Bug 2459 - [Serialization] Phases of Character Expansion

Summary: [Serialization] Phases of Character Expansion

Status:	CLOSED FIXED

Alias:	None

Product:	XPath / XQuery / XSLT
Classification:	Unclassified
Component:	Serialization 1.0 (show other bugs)
Version:	Candidate Recommendation
Hardware:	PC Windows XP

Importance:	P2 normal
Target Milestone:	---
Assignee:	Scott Boag
QA Contact:	Mailing list for public feedback on specs from XSL and XML Query WGs

URL:
Whiteboard:
Keywords:

Depends on:
Blocks:

Reported:	2005-11-04 16:44 UTC by Michael Kay
Modified:	2006-02-16 15:56 UTC (History)
CC List:	0 users

See Also:

Attachments
Section 4 Phases of Serialization (14.83 KB, text/html) 2006-02-16 15:43 UTC, Joanne Tong	Details

Description Michael Kay 2005-11-04 16:44:50 UTC

Serialization section 4, list item 2, contains the rule:

The substitution processes that apply are listed below, in priority order: a
character that is handled by one process in this list will be unaffected by
processes appearing later in the list, except that a character affected....

My question is, what does "handled" mean here? Does it mean the same as
"affected"?

Consider this example (a Saxon bug report today). The result tree contains

<a href="mailto:sales@backbase.com">sales@backbase.com</a>

and there is a character map that translates "@" to "(at)"

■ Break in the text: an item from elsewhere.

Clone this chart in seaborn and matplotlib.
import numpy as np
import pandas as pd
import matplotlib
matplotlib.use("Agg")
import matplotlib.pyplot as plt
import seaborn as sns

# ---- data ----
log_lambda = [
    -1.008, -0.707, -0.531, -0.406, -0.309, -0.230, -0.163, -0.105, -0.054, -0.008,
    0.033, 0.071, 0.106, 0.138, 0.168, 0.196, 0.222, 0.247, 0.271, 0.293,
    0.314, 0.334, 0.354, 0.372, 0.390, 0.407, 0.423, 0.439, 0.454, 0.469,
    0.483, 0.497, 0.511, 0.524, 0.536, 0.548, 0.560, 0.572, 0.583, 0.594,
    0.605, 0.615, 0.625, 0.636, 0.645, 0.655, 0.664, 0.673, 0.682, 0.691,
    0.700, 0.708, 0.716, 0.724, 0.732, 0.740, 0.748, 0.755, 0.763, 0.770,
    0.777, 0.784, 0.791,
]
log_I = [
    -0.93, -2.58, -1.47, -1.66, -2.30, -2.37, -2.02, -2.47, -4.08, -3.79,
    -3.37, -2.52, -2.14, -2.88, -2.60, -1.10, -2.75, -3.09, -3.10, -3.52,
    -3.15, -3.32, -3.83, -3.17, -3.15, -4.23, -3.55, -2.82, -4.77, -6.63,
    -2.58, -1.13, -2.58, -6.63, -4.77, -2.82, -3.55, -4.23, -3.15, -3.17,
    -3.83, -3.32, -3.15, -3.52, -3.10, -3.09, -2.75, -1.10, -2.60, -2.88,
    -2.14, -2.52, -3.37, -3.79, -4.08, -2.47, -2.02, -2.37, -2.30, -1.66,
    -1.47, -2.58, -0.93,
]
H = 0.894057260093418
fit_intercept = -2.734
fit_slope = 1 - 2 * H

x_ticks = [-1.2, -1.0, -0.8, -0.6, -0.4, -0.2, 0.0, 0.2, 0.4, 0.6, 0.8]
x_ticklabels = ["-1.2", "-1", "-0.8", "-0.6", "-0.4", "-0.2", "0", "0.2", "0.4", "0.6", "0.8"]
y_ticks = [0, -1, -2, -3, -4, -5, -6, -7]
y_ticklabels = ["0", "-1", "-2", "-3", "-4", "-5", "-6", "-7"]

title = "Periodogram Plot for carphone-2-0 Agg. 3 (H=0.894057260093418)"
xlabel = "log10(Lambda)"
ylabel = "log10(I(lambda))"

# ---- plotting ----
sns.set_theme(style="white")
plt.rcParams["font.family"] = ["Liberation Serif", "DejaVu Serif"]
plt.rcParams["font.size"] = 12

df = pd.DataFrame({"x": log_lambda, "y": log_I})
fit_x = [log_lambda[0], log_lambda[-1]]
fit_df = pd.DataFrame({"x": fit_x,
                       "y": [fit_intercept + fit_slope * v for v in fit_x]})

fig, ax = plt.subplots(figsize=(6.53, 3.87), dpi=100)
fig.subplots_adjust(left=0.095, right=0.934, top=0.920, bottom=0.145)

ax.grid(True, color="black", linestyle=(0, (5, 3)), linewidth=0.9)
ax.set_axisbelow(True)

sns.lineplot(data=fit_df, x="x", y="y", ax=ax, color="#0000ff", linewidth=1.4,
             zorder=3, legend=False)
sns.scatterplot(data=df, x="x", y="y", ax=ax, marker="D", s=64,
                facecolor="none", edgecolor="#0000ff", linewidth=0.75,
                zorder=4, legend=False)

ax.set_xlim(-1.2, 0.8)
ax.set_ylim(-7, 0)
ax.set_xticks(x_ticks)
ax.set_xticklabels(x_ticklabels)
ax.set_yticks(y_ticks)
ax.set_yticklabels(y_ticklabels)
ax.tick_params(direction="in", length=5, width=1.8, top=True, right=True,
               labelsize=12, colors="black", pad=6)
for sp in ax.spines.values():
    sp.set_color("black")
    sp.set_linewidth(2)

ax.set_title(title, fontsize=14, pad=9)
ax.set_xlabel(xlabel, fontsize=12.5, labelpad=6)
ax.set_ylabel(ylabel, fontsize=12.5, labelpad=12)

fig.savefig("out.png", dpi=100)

Saxon is doing the character mapping for the text node but not for the
attribute node, because the characters in the attribute node are all
"handled" by the URI escaping phase, even though they are unchanged by that
phase. Is this a correct interpretation? It isn't an interpretation that
makes much sense for this use case, and I can't really think of a use case
where it does make sense. So perhaps "handled" should be "affected", or even
"altered".

This leads me to question these rules from first principles. The rules have
become increasingly messy. Let's look at all the interactions between
phases: for reference these are

a   URI escaping
b   character mapping
c   unicode normalization
d   CDATA sections
e   ampersand escaping

Looking at all possible pairs of phases, let's ask the question "should a
character that's changed by the first phase also be changed by the second"

ab  - unlikely to affect practical use cases
ac  - makes no difference (we have recently added a new rule to normalize
before URI escaping)
ad  - makes no difference
ae  - makes no difference
bc  - probably yes, though currently no
bd  - makes no difference (we have a special rule here that elements
specified as cdata-section-elements are not affected by character mapping)
be  - definitely no
cd  - definitely yes (the exception to the general rule is already stated)
ce  - definitely yes (the exception to the general rule is already stated)
de  - definitely no

This is far from the blanket "no" that the general rule implies. I think we
could make the whole thing a lot simpler by inverting the general rule, so
that characters output by one phase act as input to the next, with stated
exceptions:

(1) an & or < character produced as a result of string replacement in a
character map is not ampersand-escaped in step (e)

(2) steps (d) and (e) are alternatives, rather than being sequential: a text
node is either processed by (d) or by (e).

Michael Kay
previously raised at 
http://lists.w3.org/Archives/Member/w3c-xsl-query/2005Oct/0010.html

Comment 1 Joanne Tong 2006-02-16 15:43:20 UTC

Created attachment 407 [details]
Section 4 Phases of Serialization

Comment 2 Joanne Tong 2006-02-16 15:55:44 UTC

The XSL and XQuery working group accepted the proposed revision (view 
attachment in this bug report) to section 4 of the serialization specification 
on Feb. 1, 2006.  The character expansion phase has been rewritten so that the 
sequence of processes to be applied are unambiguous and should produce a 
reasonable result.